From the February 6, 2018 edition.
U.S. stocks fell sharply, and the Nikkei Average today also fell 1,071 points, down as much as 1,604 points at one point. The market turmoil may be due to rising U.S. interest rates squeezing risk assets, but the reason for the "rapid variation" is that the market is "volatility short"; in plain terms, there are players selling a large amount of options.
Earlier, I think I explained the term "Global Short Volatility Strategy." The 2017 market was characterized not only by rising risk assets but also by extremely low market volatility—the unusual aspect. In other words, there were huge players selling market volatility, keeping the market paralyzed. When you sell options, there are players who end up buying options, and they hedging via delta hedging causes the market not to move.
However, on the other hand, when the market moves significantly, the volatility sellers must provide large-scale selling in risk hedging. This was the biggest risk in 2018. Yesterday, volatility-selling quant funds and the like likely reached a trigger point where they had to cut losses. As a result, many similar funds simultaneously triggered stop-losses, leading to the sharp move.
The real economy is sound, and there is no excessive leverage in financial institutions like during the Lehman Shock.
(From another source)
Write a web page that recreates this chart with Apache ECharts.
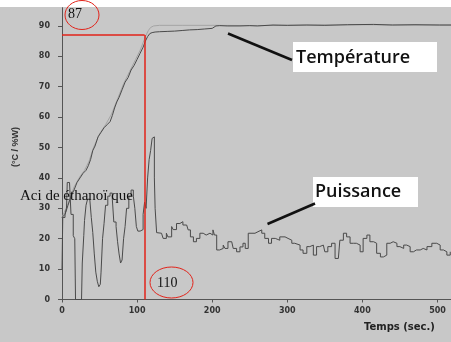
<!DOCTYPE html>
<html>
<head>
<meta charset="utf-8">
<script src="https://cdn.jsdelivr.net/npm/echarts@6/dist/echarts.min.js"></script>
<style>
  html, body { margin: 0; padding: 0; background: #c8c8c8; }
  #chart { width: 451px; height: 342px; }
</style>
</head>
<body>
<div id="chart"></div>
<script>
// Temperature (°C) against time (s)
const tempTime = [0, 4, 8, 12, 16, 20, 24, 28, 32, 35, 38, 41, 44, 48, 52, 56, 60, 64, 67, 70, 73, 76, 80, 84, 88, 92, 96, 100, 104, 108, 111, 114, 117, 120, 124, 130, 140, 150, 160, 170, 180, 190, 200, 205, 210, 220, 237, 250, 260, 281, 300, 326, 350, 380, 415, 440, 470, 503, 518];
const tempValue = [27, 28, 31, 34, 36, 38.5, 40, 41.5, 42.5, 44, 46, 49, 50.5, 53.5, 55, 56.5, 57.5, 58.5, 60.5, 63, 65, 66.5, 69, 71.5, 73, 75.5, 77, 79, 81, 83, 85, 86.5, 87.5, 87.8, 88, 88.1, 88.2, 88.3, 88.5, 88.7, 88.8, 89, 89.2, 90, 90.1, 90, 90, 90.1, 90, 90.3, 90.2, 90.3, 90.2, 90.4, 90.5, 90.3, 90.4, 90.3, 90.3];

// Second (lighter) temperature trace
const temp2Time = [0, 8, 16, 24, 30, 36, 42, 50, 58, 66, 74, 82, 90, 98, 104, 108, 112, 115, 118, 122, 130, 160, 200, 260, 330, 400, 460, 518];
const temp2Value = [27, 31.5, 37, 40.5, 42.5, 45.5, 50, 54.5, 57.5, 61, 66, 71, 75, 79, 82, 84.5, 87, 88.5, 89.5, 90, 90.2, 90.2, 90.2, 90.1, 90.3, 90.4, 90.3, 90.3];

// Power (%W) against time (s)
const powerTime = [0, 1, 4, 6, 7, 10, 12, 14, 15, 17, 18, 26, 27, 29, 30, 32, 34, 37, 39, 41, 43, 45, 47, 49, 51, 52, 54, 56, 58, 61, 64, 67, 69, 72, 74, 76, 78, 80, 82, 84, 86, 89, 92, 95, 97, 99, 101, 104, 106, 108, 110, 112, 114, 116, 118, 120, 122, 123, 124, 126, 128, 132.5, 134.7, 139, 141, 146, 148, 152.5, 157, 161, 166, 168, 171, 175, 179, 183.6, 188, 192, 197, 201, 203, 206, 210, 214.7, 217, 221, 226, 228, 232.5, 237, 241, 244, 248, 253, 257, 261, 266, 270, 275, 279, 284, 290, 297, 301, 306, 310, 312.5, 317, 321, 326, 330, 334.7, 339, 343, 348, 350, 354, 359, 363.6, 368, 370, 374.7, 379, 383.6, 388, 392, 397, 401, 406, 410, 415, 419, 424, 428, 432.5, 437, 441, 446, 450, 455, 459, 463.6, 468, 472, 477, 481, 486, 492.5, 499, 503.6, 508, 512.5, 517];
const powerValue = [10, 27, 28, 30, 38.5, 38.5, 28, 28, 21, 20, 0, 0, 12, 21, 26, 31, 33, 32.5, 27, 22, 15, 9, 6, 4.2, 5, 9, 20, 25, 31, 34, 35, 33, 25.5, 24, 19, 15, 12, 13, 20, 24, 30, 34, 36, 34, 30, 24, 22.5, 22.5, 23, 28, 32, 30, 40, 46, 49, 53, 53.5, 40, 30, 22, 21.8, 21.2, 20.1, 21.8, 20.6, 24, 23, 25, 25.6, 24.5, 24.5, 22.9, 20.6, 19, 20.1, 21.8, 21.2, 21.8, 21.2, 22.9, 21.2, 16.3, 16.8, 17.9, 16.8, 19, 18.5, 16.8, 15.7, 17.3, 18.5, 16.8, 21.8, 21.8, 22.3, 22.9, 21.8, 20.1, 18.5, 20.1, 19.5, 20.6, 20.1, 19.5, 18.5, 19, 17.9, 16.3, 15.2, 17.4, 17.9, 14.6, 17.4, 17.9, 17.4, 15.7, 17.4, 18.5, 13.5, 13, 19.5, 21.8, 20.6, 18.5, 18.5, 17.9, 15.7, 20.1, 21.2, 19, 18.5, 15.2, 14, 14.6, 18.5, 19, 18.5, 17.4, 16.8, 17.9, 17.4, 15.7, 16.3, 16.3, 16.8, 16.3, 17.4, 18.5, 17.9, 16.3, 15.7, 14.6, 15.7];

// Axis ticks and the reference point (time, temperature)
const xTicks = [0, 100, 200, 300, 400, 500];
const yTicks = [0, 10, 20, 30, 40, 50, 60, 70, 80, 90];
const refTime = 110;
const refTemp = 87;

const zip = (xs, ys) => xs.map((x, i) => [x, ys[i]]);

const chart = echarts.init(document.getElementById('chart'), null, { renderer: 'canvas' });

const axisFont = { fontFamily: 'DejaVu Sans', fontWeight: 'bold', fontSize: 8, color: '#333' };
const red = '#e2231a';

chart.setOption({
  backgroundColor: '#c8c8c8',
  animation: false,
  grid: { left: 62, right: 0, top: 7.7, bottom: 42.5 },
  xAxis: {
    type: 'value', min: 0, max: 518, interval: 100,
    axisLine: { lineStyle: { color: '#555', width: 1 } },
    axisTick: { length: 3, lineStyle: { color: '#555' }, customValues: xTicks },
    axisLabel: Object.assign({ margin: 7, customValues: xTicks }, axisFont),
    splitLine: { show: false }
  },
  yAxis: {
    type: 'value', min: 0, max: 96, interval: 10,
    axisLine: { show: true, lineStyle: { color: '#555', width: 1 } },
    axisTick: { show: true, length: 4, lineStyle: { color: '#555' }, customValues: yTicks },
    axisLabel: Object.assign({ margin: 12, customValues: yTicks }, axisFont),
    splitLine: { show: false }
  },
  series: [
    {
      name: 'temp2', type: 'line', data: zip(temp2Time, temp2Value),
      symbol: 'none', lineStyle: { color: '#a4a4a4', width: 1 }, z: 2
    },
    {
      name: 'Température', type: 'line', data: zip(tempTime, tempValue),
      symbol: 'none', lineStyle: { color: '#4a4a4a', width: 1 }, z: 3
    },
    {
      name: 'Puissance', type: 'line', step: 'end', data: zip(powerTime, powerValue),
      symbol: 'none', lineStyle: { color: '#4a4a4a', width: 1 }, z: 3
    },
    {
      name: 'ref', type: 'line', data: [], z: 4,
      markLine: {
        silent: true, symbol: 'none', animation: false,
        label: { show: false },
        lineStyle: { color: red, width: 1.5, type: 'solid' },
        data: [
          [{ coord: [0, refTemp] }, { coord: [refTime, refTemp] }],
          [{ coord: [refTime, refTemp] }, { coord: [refTime, 0] }]
        ]
      }
    }
  ],
  graphic: [
    { type: 'rect', shape: { x: 0, y: 0, width: 451, height: 7 }, style: { fill: '#ffffff' }, z: 100 },
    // axis titles
    { type: 'text', x: 16, y: 147, rotation: Math.PI / 2, z: 100,
      style: { text: '(°C / %W)', fontFamily: 'Liberation Sans', fontWeight: 'bold', fontSize: 9, fill: '#333', align: 'center', verticalAlign: 'middle' } },
    { type: 'text', x: 364, y: 327, z: 100,
      style: { text: 'Temps (sec.)', fontFamily: 'DejaVu Sans', fontWeight: 'bold', fontSize: 10, fill: '#222', align: 'left', verticalAlign: 'middle' } },
    // circled reference values
    { type: 'ellipse', shape: { cx: 82, cy: 15, rx: 17, ry: 14.5 }, style: { fill: 'none', stroke: red, lineWidth: 1 }, z: 100 },
    { type: 'text', x: 68, y: 14, z: 100,
      style: { text: '87', fontFamily: 'Liberation Serif', fontSize: 14, fill: '#111', align: 'left', verticalAlign: 'middle' } },
    { type: 'ellipse', shape: { cx: 171.5, cy: 282.5, rx: 21.5, ry: 15.5 }, style: { fill: 'none', stroke: red, lineWidth: 1 }, z: 100 },
    { type: 'text', x: 157, y: 283, z: 100,
      style: { text: '110', fontFamily: 'Liberation Serif', fontSize: 14, fill: '#111', align: 'left', verticalAlign: 'middle' } },
    // acid label
    { type: 'text', x: 20, y: 196, z: 100,
      style: { text: 'Aci de éthanoï que', fontFamily: 'Liberation Serif', fontSize: 15, fill: '#111', align: 'left', verticalAlign: 'middle' } },
    // series callouts
    { type: 'rect', shape: { x: 293, y: 42, width: 144, height: 30 }, style: { fill: '#ffffff' }, z: 100 },
    { type: 'text', x: 296, y: 58, z: 101,
      style: { text: 'Température', fontFamily: 'Open Sans', fontWeight: 600, fontSize: 18, fill: '#111', align: 'left', verticalAlign: 'middle' } },
    { type: 'line', shape: { x1: 228, y1: 33.5, x2: 292, y2: 60 }, style: { stroke: '#111', lineWidth: 2.5 }, z: 100 },
    { type: 'rect', shape: { x: 313, y: 177, width: 105, height: 30 }, style: { fill: '#ffffff' }, z: 100 },
    { type: 'text', x: 315, y: 192, z: 101,
      style: { text: 'Puissance', fontFamily: 'Open Sans', fontWeight: 600, fontSize: 18, fill: '#111', align: 'left', verticalAlign: 'middle' } },
    { type: 'line', shape: { x1: 267.5, y1: 224, x2: 315, y2: 203.5 }, style: { stroke: '#111', lineWidth: 2.5 }, z: 100 }
  ]
});
</script>
</body>
</html>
Therefore, it should not be as severe as 2008, but instead there is excessive volatility-short in the market, and because of that the market will move a lot from here on.
A risk-off market is the baseline, and in the near future there may be phases where the yen strengthens further or stock prices fall, but once it starts to recover, it can rebound strongly.
Sorry, I spoke about something a bit difficult to understand, but going forward it will be basically risk-off and move a lot. However (as in the Lehman Shock), the rebounds will be strong, so keep excessive risk under control and take profits moderately on pullbacks.
Since the French presidential election, we have basically been bullish on the euro and euro-yen, but that pace seems to have ended for now.
Currently I am short USD/JPY and short GBP/JPY. Not at current levels, but I will buy back a little in preparation for a rebound. Position sizes are kept small. In this kind of market, there will be many opportunities going forward.